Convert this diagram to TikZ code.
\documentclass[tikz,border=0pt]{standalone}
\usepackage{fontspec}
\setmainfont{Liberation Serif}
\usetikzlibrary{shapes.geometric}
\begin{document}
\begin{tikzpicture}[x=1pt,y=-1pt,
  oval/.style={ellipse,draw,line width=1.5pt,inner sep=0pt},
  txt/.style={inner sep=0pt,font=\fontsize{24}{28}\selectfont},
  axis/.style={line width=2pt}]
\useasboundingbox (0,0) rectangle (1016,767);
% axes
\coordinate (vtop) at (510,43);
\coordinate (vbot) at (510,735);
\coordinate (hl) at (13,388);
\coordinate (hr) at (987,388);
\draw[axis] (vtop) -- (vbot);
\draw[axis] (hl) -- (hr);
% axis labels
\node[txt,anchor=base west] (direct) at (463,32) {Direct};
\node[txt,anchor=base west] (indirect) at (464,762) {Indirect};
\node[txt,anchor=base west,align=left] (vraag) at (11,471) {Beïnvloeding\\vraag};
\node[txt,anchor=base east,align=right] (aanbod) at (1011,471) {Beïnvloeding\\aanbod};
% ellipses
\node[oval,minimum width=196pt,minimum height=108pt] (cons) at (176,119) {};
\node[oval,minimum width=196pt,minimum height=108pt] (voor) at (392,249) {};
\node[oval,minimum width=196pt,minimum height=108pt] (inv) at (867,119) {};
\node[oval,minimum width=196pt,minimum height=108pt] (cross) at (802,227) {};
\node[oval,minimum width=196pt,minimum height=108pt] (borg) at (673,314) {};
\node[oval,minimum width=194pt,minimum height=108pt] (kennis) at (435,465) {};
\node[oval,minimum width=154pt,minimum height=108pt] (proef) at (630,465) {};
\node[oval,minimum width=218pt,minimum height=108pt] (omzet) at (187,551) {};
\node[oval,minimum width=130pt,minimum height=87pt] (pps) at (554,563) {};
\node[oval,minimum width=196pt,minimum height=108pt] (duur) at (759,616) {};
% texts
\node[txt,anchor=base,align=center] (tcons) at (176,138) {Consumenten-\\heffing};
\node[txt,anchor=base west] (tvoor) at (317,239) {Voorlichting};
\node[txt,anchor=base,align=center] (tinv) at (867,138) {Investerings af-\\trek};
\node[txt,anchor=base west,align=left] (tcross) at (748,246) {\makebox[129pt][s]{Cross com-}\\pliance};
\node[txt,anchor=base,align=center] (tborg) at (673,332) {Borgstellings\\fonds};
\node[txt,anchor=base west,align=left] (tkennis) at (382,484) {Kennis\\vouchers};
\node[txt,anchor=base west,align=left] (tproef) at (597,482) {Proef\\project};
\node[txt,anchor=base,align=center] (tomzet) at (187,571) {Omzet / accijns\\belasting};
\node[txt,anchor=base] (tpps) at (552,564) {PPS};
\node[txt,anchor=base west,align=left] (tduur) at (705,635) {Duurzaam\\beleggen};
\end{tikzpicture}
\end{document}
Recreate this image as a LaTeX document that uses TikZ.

-------

WHAT YOU NEED TO DO:
Each line of the material must be restated exactly.

EXPECTED OUTPUT:
Convert this diagram to TikZ code.
\documentclass[tikz,border=0pt]{standalone}
\usepackage{fontspec}
\setmainfont{Liberation Serif}
\usetikzlibrary{shapes.geometric}
\begin{document}
\begin{tikzpicture}[x=1pt,y=-1pt,
  oval/.style={ellipse,draw,line width=1.5pt,inner sep=0pt},
  txt/.style={inner sep=0pt,font=\fontsize{24}{28}\selectfont},
  axis/.style={line width=2pt}]
\useasboundingbox (0,0) rectangle (1016,767);
% axes
\coordinate (vtop) at (510,43);
\coordinate (vbot) at (510,735);
\coordinate (hl) at (13,388);
\coordinate (hr) at (987,388);
\draw[axis] (vtop) -- (vbot);
\draw[axis] (hl) -- (hr);
% axis labels
\node[txt,anchor=base west] (direct) at (463,32) {Direct};
\node[txt,anchor=base west] (indirect) at (464,762) {Indirect};
\node[txt,anchor=base west,align=left] (vraag) at (11,471) {Beïnvloeding\\vraag};
\node[txt,anchor=base east,align=right] (aanbod) at (1011,471) {Beïnvloeding\\aanbod};
% ellipses
\node[oval,minimum width=196pt,minimum height=108pt] (cons) at (176,119) {};
\node[oval,minimum width=196pt,minimum height=108pt] (voor) at (392,249) {};
\node[oval,minimum width=196pt,minimum height=108pt] (inv) at (867,119) {};
\node[oval,minimum width=196pt,minimum height=108pt] (cross) at (802,227) {};
\node[oval,minimum width=196pt,minimum height=108pt] (borg) at (673,314) {};
\node[oval,minimum width=194pt,minimum height=108pt] (kennis) at (435,465) {};
\node[oval,minimum width=154pt,minimum height=108pt] (proef) at (630,465) {};
\node[oval,minimum width=218pt,minimum height=108pt] (omzet) at (187,551) {};
\node[oval,minimum width=130pt,minimum height=87pt] (pps) at (554,563) {};
\node[oval,minimum width=196pt,minimum height=108pt] (duur) at (759,616) {};
% texts
\node[txt,anchor=base,align=center] (tcons) at (176,138) {Consumenten-\\heffing};
\node[txt,anchor=base west] (tvoor) at (317,239) {Voorlichting};
\node[txt,anchor=base,align=center] (tinv) at (867,138) {Investerings af-\\trek};
\node[txt,anchor=base west,align=left] (tcross) at (748,246) {\makebox[129pt][s]{Cross com-}\\pliance};
\node[txt,anchor=base,align=center] (tborg) at (673,332) {Borgstellings\\fonds};
\node[txt,anchor=base west,align=left] (tkennis) at (382,484) {Kennis\\vouchers};
\node[txt,anchor=base west,align=left] (tproef) at (597,482) {Proef\\project};
\node[txt,anchor=base,align=center] (tomzet) at (187,571) {Omzet / accijns\\belasting};
\node[txt,anchor=base] (tpps) at (552,564) {PPS};
\node[txt,anchor=base west,align=left] (tduur) at (705,635) {Duurzaam\\beleggen};
\end{tikzpicture}
\end{document}
Recreate this image as a LaTeX document that uses TikZ.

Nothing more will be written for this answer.